Leeway: Significant when hove to - at least 45 degrees depending on conditions. With a sail up, surprisingly little. Storm jib alone takes the boat ahead with about 10 degrees of leeway. Both together is just like normal sailing, but in either case, leeway depends on conditions. Bare poling is mostly all leeway anyway.

 

Trials of the turbine: There are some bear traps associated with towing a turbine to turn a generator. Keeping the turbine attached to the towline, not snagging it on the bottom in shallow water and keeping sufficient speed to charge the batteries are the obvious ones. Less obvious but worth remembering are the need to pull it in every now and again to check for chafe at each attachment point, which means almost stopping the boat, and keeping the associated twists and kinks in the line under control (impossible if the boat is moving too fast) and finally, the chance that it will snag itself on the self steering gear especially in slow, rough beam seas.  This happened several times to us and is potentially a show stopper as the result could be the loss of both turbine and at least part of the self steering. None of this is hard to manage, but managed it must be.

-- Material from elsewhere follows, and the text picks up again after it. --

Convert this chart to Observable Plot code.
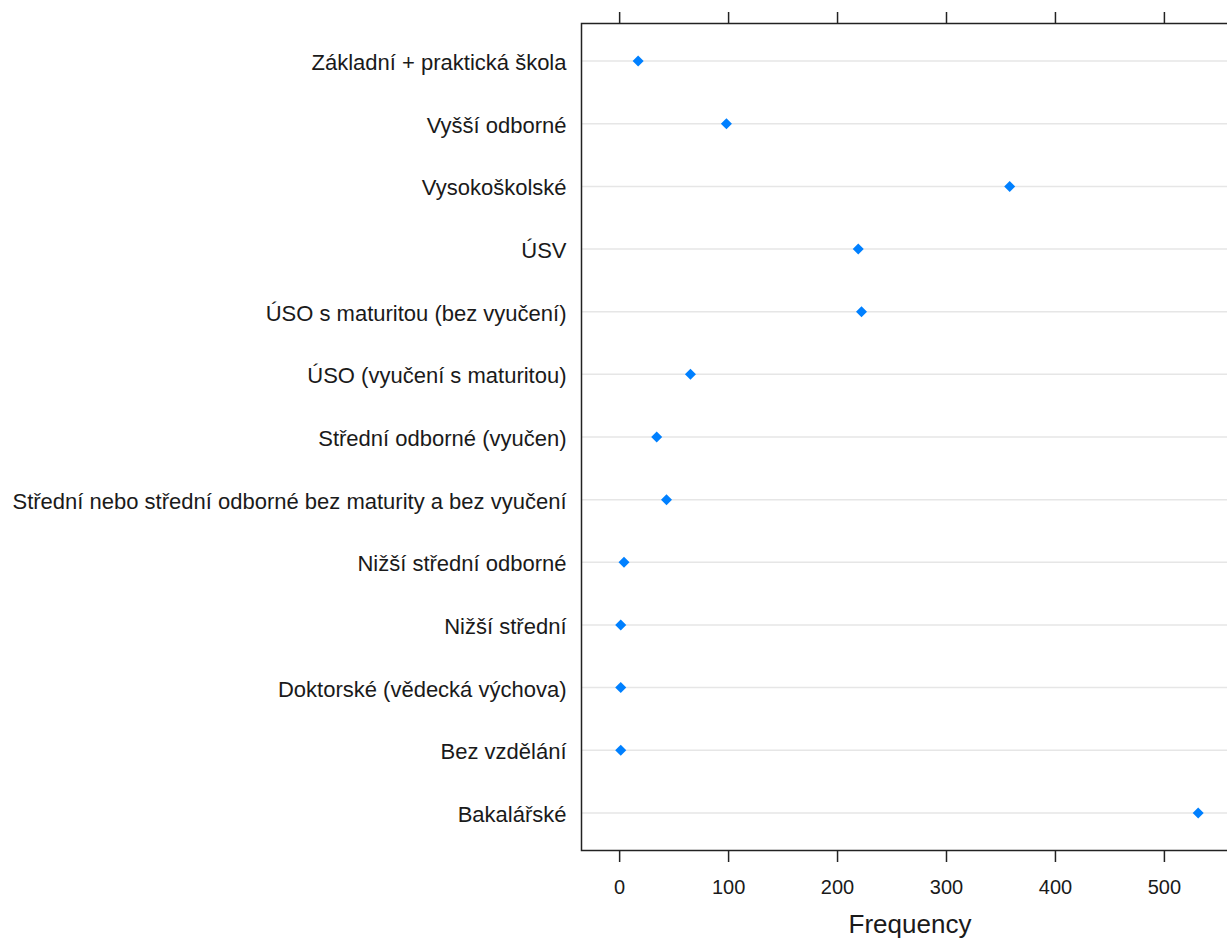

Instructions for our Ampair say tie a fisherman’s bend at each end of the towline to attach to turbine and generator body. Ok except that knots are eccentric and cause vibration. If you do use knots, then tape or whip the bitter end to the line so it doesn’t flail. We don’t use a knot – we just put the line thro the attachment eye and shackle and then twist the tail around the line in the right direction, and then tape it up with two layers of duct tape. Twist must be against direction of rotation so that rotation tends to tighten the twist rather than unwind it.